KEVIN Rudd has seized on an admission by a top economist commissioned to cost Tony Abbott's rival climate change plan that Australia needs an emissions trading scheme.
But the Coalition has hit back, accusing the Prime Minister of not coming clean about US President Barack Obama's own admission that his cap-and-trade scheme to reduce greenhouse gases may be put on a legislative backburner.
Mr Rudd and Mr Abbott traded blows in question time today over the government's market-based ETS, which would force businesses to buy permits to pollute, and the Liberals' alternative plan, which would reward polluters who improved their practices with taxpayers' money.
The government attempted to undermine Mr Abbott's policy by repeating the words of man commissioned to cost the Coalition plan, Frontier Economics director Danny Price.
In an interview with Radio 2GB yesterday, Mr Price clearly stated that the world clearly needed to move to an ETS.
``I think the world ultimately needs to move to an emissions trading scheme,'' he said.
``But I really dislike the Rudd government's scheme. It is almost the worst way in which to put a trading scheme together.
``So I'm in favour ultimately of a trading scheme.

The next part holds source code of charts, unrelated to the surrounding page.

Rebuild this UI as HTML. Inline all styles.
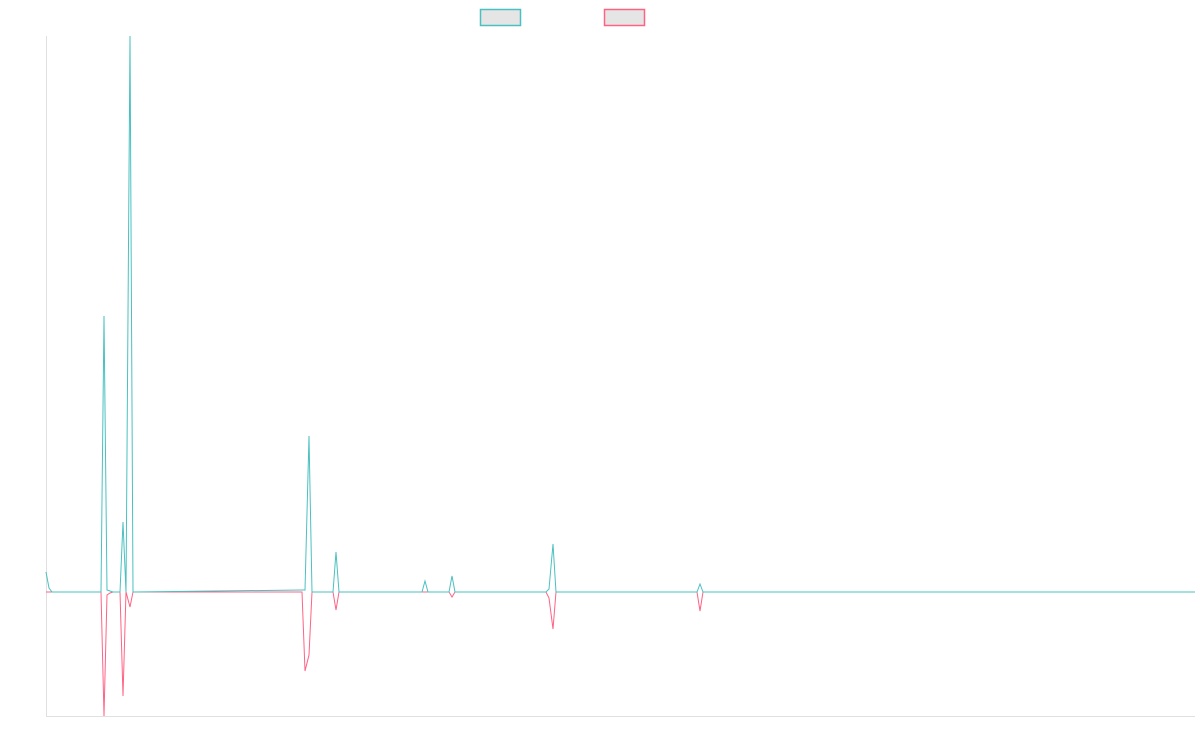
<!DOCTYPE html>
<html><head><meta charset="utf-8"><style>
html,body{margin:0;padding:0;background:#fff;}
svg{display:block;font-family:"Liberation Sans",sans-serif;}
</style></head>
<body>
<svg id="chart" width="1200" height="750">
  <rect x="480.5" y="9.5" width="40" height="16" fill="#e5e5e5" stroke="#4bc0c0" stroke-width="1.5"/>
  <rect x="604.5" y="9.5" width="40" height="16" fill="#e5e5e5" stroke="#ff6384" stroke-width="1.5"/>
  <line x1="46.5" y1="36" x2="46.5" y2="716" stroke="#e0e0e0"/>
  <line x1="46" y1="716.5" x2="1195" y2="716.5" stroke="#e0e0e0"/>
  <g id="plot"></g>
</svg>
<script>
const tealX = [46,49,52,101,104,107,110,113,120,123,126,130,133,302,305,309,312,333,336,339,422,425,428,449,452,455,546,549,553,556,697,700,703,1195];
const tealY = [20,4,0,0,276,2,1,0,0,70,0,556,0,2,2,156,0,0,40,0,0,11,0,0,16,0,0,3,48,0,0,8,0,0];
const redX = [46,101,104,107,110,113,120,123,126,130,133,302,305,309,312,333,336,339,449,452,455,546,549,553,556,697,700,703,1195];
const redY = [0,0,-124,-3,-1,0,0,-104,0,-15,0,0,-79,-63,0,0,-18,0,0,-5,0,0,-6,-37,0,0,-19,0,0];
const xMin = 46, xMax = 1195, yMin = -124, yMax = 556;
const plotLeft = 46, plotRight = 1195, plotTop = 36, plotBottom = 716;
function sx(v){return plotLeft + (v - xMin) / (xMax - xMin) * (plotRight - plotLeft);}
function sy(v){return plotBottom - (v - yMin) / (yMax - yMin) * (plotBottom - plotTop);}
const plotGroup = document.getElementById('plot');
function drawLine(xs, ys, color, name){
  const p = document.createElementNS('http://www.w3.org/2000/svg','path');
  let d = '';
  xs.forEach((x,i)=>{ d += (i?'L':'M') + sx(x).toFixed(2) + ',' + sy(ys[i]).toFixed(2); });
  p.setAttribute('d', d);
  p.setAttribute('fill','none');
  p.setAttribute('stroke', color);
  p.setAttribute('stroke-width','1');
  
  
  plotGroup.appendChild(p);
}
drawLine(redX, redY, '#ff6384', 'series-red-line');
drawLine(tealX, tealY, '#4bc0c0', 'series-teal-line');
</script>
</body></html>
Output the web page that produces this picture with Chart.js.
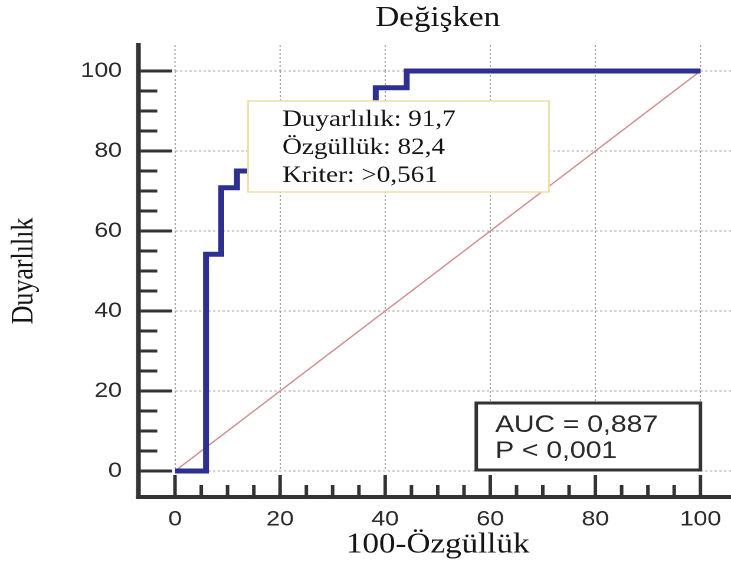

I think something that much closer to what (independent Senator Nick) Xenophon has promoted is far more sensible for Australia.''
Mr Price also said he looked at the quantity of the abatement of greenhouse gas emissions when analysing Mr Abbott's rival policy plan and whether the costs added up. ``We have never said anything about whether it is more cost effective than a CPRS,'' he said.
Opposition climate change spokesman Greg Hunt said it was the Prime Minister who had failed to make clear to parliament that Mr Price had also criticised Mr Rudd's ETS or update the house of the developments in the US.
``The news overnight that the United States is unlikely to adopt an emissions trading scheme is proof that the Rudd government's emission trading scheme is dead,'' Mr Hunt said.
``Prime Minister Rudd has failed today to tell the house the decision of President Obama and how the Rudd Government ETS is now friendless, lonely and inappropriate for Australia.''
Answering questions at a town-hall meeting in the US this week about green jobs and the cap-and-trade legislation, Mr Obama said: ``The only thing I would say about it is this: we may be able to separate these things out. And it's possible that that's where the Senate ends up.''
It was the first time the Obama administration had seriously flagged in public the idea it may split up the climate bill.
A White House spokesman later played down the President's comments, arguing Mr Obama still favoured a bill that would combine measures to encourage jobs in green-energy fields with the establishment of a trading mechanism for emissions.
In his State of the Union speech last week, Mr Obama called for ``a comprehensive energy and climate bill with incentives that will finally make clean energy the profitable kind of energy in America''.